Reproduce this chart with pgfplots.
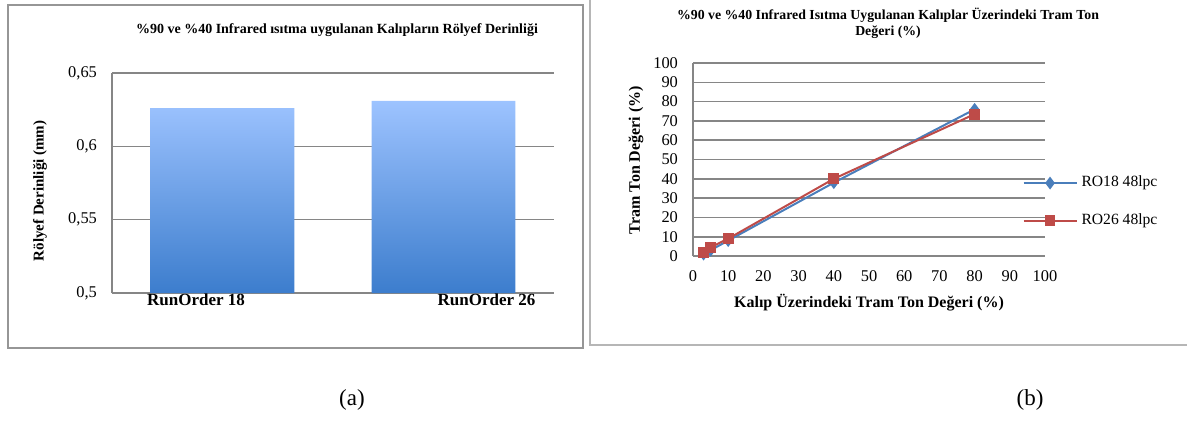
\documentclass[border=0pt]{standalone}
\usepackage{pgfplots}
\pgfplotsset{compat=1.18}
\usepackage{fontspec}
\setmainfont{Liberation Serif}

\definecolor{gridgray}{RGB}{134,134,134}
\definecolor{framegray}{RGB}{150,150,150}
\definecolor{barlight}{RGB}{157,195,255}
\definecolor{bardark}{RGB}{60,125,205}
\definecolor{roblue}{RGB}{74,126,187}
\definecolor{rored}{RGB}{190,75,72}

\pgfplotsset{
  excel/.style={
    scale only axis,
    axis lines=left,
    axis line style={-, draw=gridgray, line width=0.8pt},
    x axis line style={draw=none},
    major tick length=0pt,
    ymajorgrids,
    grid style={draw=gridgray, line width=0.8pt},
    /pgf/number format/assume math mode=true,
    tick label style={font=\fontsize{8.2}{10}\selectfont},
    yticklabel style={xshift=-4pt},
  },
}

\begin{document}
\begin{tikzpicture}
\useasboundingbox (0,0) rectangle (593.5pt,210pt);
% frames
\draw[framegray, line width=1pt] (4pt,36pt) rectangle (291.5pt,207.5pt);
\draw[framegray!70, line width=1pt] (295pt,37.5pt) rectangle (600pt,210.5pt);

% (a) bars
\begin{axis}[excel,
  at={(56pt,63.5pt)}, anchor=south west,
  width=221pt, height=110pt,
  xmin=-0.5, xmax=1.5, ymin=0.5, ymax=0.65,
  ytick={0.5,0.55,0.6,0.65},
  yticklabel style={/pgf/number format/.cd, use comma, fixed},
  xtick={-0.12,1.195},
  xticklabels={RunOrder 18, RunOrder 26},
  xticklabel style={font=\bfseries\fontsize{8.5}{10}\selectfont, yshift=3pt},
  title={\%90 ve \%40 Infrared ısıtma uygulanan Kalıpların Rölyef Derinliği},
  title style={font=\bfseries\fontsize{7}{8}\selectfont, at={(axis description cs:0.509,1.141)}, anchor=center},
  ylabel={Rölyef Derinliği (mm)},
  ylabel style={font=\bfseries\fontsize{7.5}{9}\selectfont, at={(axis description cs:-0.163,0.464)}, anchor=center},
]
\addplot[ybar, bar width=0.65, draw=none, top color=barlight, bottom color=bardark]
  coordinates {(0,0.626) (1,0.631)};
\end{axis}

% (b) lines
\begin{axis}[excel,
  at={(346.5pt,82pt)}, anchor=south west,
  width=176pt, height=96.5pt,
  xmin=0, xmax=100, ymin=0, ymax=100,
  xtick={0,10,...,100}, ytick={0,10,...,100},
  xticklabel style={yshift=-4pt},
  clip=false,
  title={\%90 ve \%40 Infrared Isıtma Uygulanan Kalıplar Üzerindeki Tram Ton\\Değeri (\%)},
  title style={font=\bfseries\fontsize{6.9}{8}\selectfont, align=center, at={(axis description cs:0.554,1.145)}, anchor=center},
  ylabel={Tram Ton Değeri (\%)},
  ylabel style={font=\bfseries\fontsize{8}{9}\selectfont, at={(axis description cs:-0.162,0.497)}, anchor=center},
  xlabel={Kalıp Üzerindeki Tram Ton Değeri (\%)},
  xlabel style={font=\bfseries\fontsize{8}{9}\selectfont, at={(axis description cs:0.5,-0.244)}, anchor=center},
  legend style={at={(axis description cs:0.918,0.28)}, anchor=west, draw=none, fill=none,
    font=\fontsize{7.8}{9}\selectfont, row sep=8pt},
  legend cell align={left},
  legend image code/.code={
    \draw[#1, mark repeat=2, mark phase=2] plot coordinates {(0pt,0pt) (13.25pt,0pt) (26.5pt,0pt)};
  },
]
\addplot[roblue, line width=1pt, mark=diamond*, mark size=2.4pt] coordinates {
  (3,1) (5,3) (10,8) (40,38) (80,76)
};
\addplot[rored, line width=1pt, mark=square*, mark size=2.2pt] coordinates {
  (3,2) (5,4.5) (10,9) (40,40) (80,73.5)
};
\legend{RO18 48lpc, RO26 48lpc}
\end{axis}

% captions
\node[font=\fontsize{11.5}{13}\selectfont] at (176pt,10pt) {(a)};
\node[font=\fontsize{11.5}{13}\selectfont] at (515pt,10pt) {(b)};
\end{tikzpicture}
\end{document}
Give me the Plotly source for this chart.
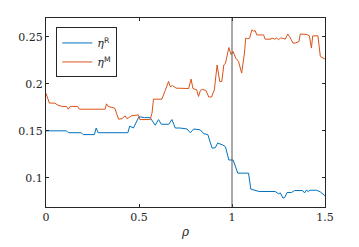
import plotly.graph_objects as go

rho_R = [0, 0.11, 0.12, 0.19, 0.2, 0.26, 0.27, 0.28, 0.44, 0.45, 0.47, 0.5, 0.53, 0.56, 0.587, 0.605, 0.62, 0.66,
         0.677, 0.695, 0.72, 0.758, 0.776, 0.794, 0.83, 0.848, 0.87, 0.893, 0.91, 0.923, 0.95, 0.965, 0.983, 1.006,
         1.031, 1.089, 1.101, 1.12, 1.146, 1.232, 1.25, 1.26, 1.274, 1.285, 1.296, 1.32, 1.337, 1.38, 1.39, 1.40,
         1.41, 1.42, 1.455, 1.475, 1.5]
eta_R = [0.150, 0.150, 0.148, 0.148, 0.146, 0.146, 0.153, 0.148, 0.148, 0.155, 0.153, 0.165, 0.164, 0.164, 0.156,
         0.162, 0.157, 0.157, 0.162, 0.153, 0.153, 0.152, 0.148, 0.152, 0.151, 0.147, 0.146, 0.1316, 0.132, 0.137,
         0.135, 0.133, 0.119, 0.119, 0.105, 0.105, 0.088, 0.087, 0.0855, 0.0855, 0.083, 0.084, 0.0784, 0.0795,
         0.0844, 0.0844, 0.0865, 0.0865, 0.084, 0.087, 0.0855, 0.0868, 0.0868, 0.085, 0.081]

rho_M = [0, 0.018, 0.048, 0.06, 0.087, 0.11, 0.12, 0.13, 0.17, 0.18, 0.318, 0.325, 0.335, 0.354, 0.37, 0.39, 0.41,
         0.425, 0.435, 0.445, 0.46, 0.497, 0.505, 0.56, 0.57, 0.578, 0.623, 0.641, 0.659, 0.668, 0.68, 0.70, 0.74,
         0.767, 0.78, 0.79, 0.81, 0.82, 0.83, 0.84, 0.86, 0.875, 0.89, 0.905, 0.92, 0.934, 0.945, 0.956, 0.965,
         0.983, 0.995, 1.006, 1.02, 1.035, 1.052, 1.067, 1.074, 1.085, 1.095, 1.107, 1.115, 1.125, 1.133, 1.17,
         1.178, 1.21, 1.214, 1.23, 1.24, 1.25, 1.26, 1.27, 1.286, 1.30, 1.31, 1.328, 1.34, 1.36, 1.367, 1.39,
         1.403, 1.416, 1.427, 1.434, 1.462, 1.475, 1.5]
eta_M = [0.190, 0.1795, 0.1795, 0.1777, 0.1759, 0.1759, 0.173, 0.176, 0.176, 0.173, 0.173, 0.1787, 0.176, 0.175,
         0.174, 0.1624, 0.163, 0.166, 0.163, 0.164, 0.166, 0.167, 0.162, 0.162, 0.169, 0.1837, 0.1837, 0.193,
         0.2025, 0.197, 0.198, 0.1954, 0.195, 0.195, 0.205, 0.195, 0.1936, 0.1865, 0.193, 0.194, 0.193, 0.186,
         0.186, 0.1936, 0.220, 0.2025, 0.2025, 0.220, 0.222, 0.2386, 0.231, 0.2344, 0.2273, 0.2238, 0.2114,
         0.2327, 0.2486, 0.248, 0.2486, 0.2574, 0.256, 0.2565, 0.252, 0.252, 0.2475, 0.2475, 0.2486, 0.2475,
         0.2486, 0.247, 0.2486, 0.2486, 0.2475, 0.253, 0.250, 0.2433, 0.2433, 0.245, 0.253, 0.253, 0.2525, 0.251,
         0.238, 0.251, 0.251, 0.229, 0.2263]

assert len(rho_R) == len(eta_R), (len(rho_R), len(eta_R))
assert len(rho_M) == len(eta_M), (len(rho_M), len(eta_M))

x_ticks = [0, 0.5, 1, 1.5]
x_ticklabels = ["0", "0.5", "1", "1.5"]
y_ticks = [0.1, 0.15, 0.2, 0.25]
y_ticklabels = ["0.1", "0.15", "0.2", "0.25"]
ref_rho = 1

SERIF = "DejaVu Serif"

fig = go.Figure()
fig.add_trace(go.Scatter(x=rho_R, y=eta_R, mode="lines",
                         line=dict(color="#0072BD", width=1),
                         name="<i>η</i><sup><span style='font-family:DejaVu Sans'>R</span></sup>"))
fig.add_trace(go.Scatter(x=rho_M, y=eta_M, mode="lines",
                         line=dict(color="#D95319", width=1),
                         name="<i>η</i><sup><span style='font-family:DejaVu Sans'>M</span></sup>"))

fig.add_shape(type="line", xref="x", yref="paper", x0=ref_rho, x1=ref_rho, y0=0, y1=1,
              line=dict(color="#555555", width=1))

axis_common = dict(showgrid=False, zeroline=False, showline=True, linecolor="#262626", linewidth=1,
                   mirror="ticks", ticks="inside", ticklen=3, tickcolor="#262626", automargin=False,
                   tickfont=dict(family=SERIF, size=11, color="#262626"))

# page body has an 8px default margin; compensate so the plot area lands where the reference has it
fig.update_layout(
    width=359, height=247,
    margin=dict(l=38, r=42, t=10, b=48),
    paper_bgcolor="white", plot_bgcolor="white",
    showlegend=True,
    legend=dict(x=0.037, y=0.95, xanchor="left", yanchor="top",
                bgcolor="white", bordercolor="#262626", borderwidth=1,
                font=dict(family=SERIF, size=11, color="#262626"),
                tracegroupgap=0, itemwidth=30),
    xaxis=dict(range=[0, 1.5], tickvals=x_ticks, ticktext=x_ticklabels,
               title=dict(text="<i>ρ</i>", font=dict(family=SERIF, size=12, color="#262626"), standoff=4),
               **axis_common),
    yaxis=dict(range=[0.069, 0.270], tickvals=y_ticks, ticktext=y_ticklabels, **axis_common),
)

fig.write_html("out.html")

-- What to work on --
Where a line of the material above holds the string "this", copy that line.

-- Result --
Reproduce this chart with pgfplots.
Give me the Plotly source for this chart.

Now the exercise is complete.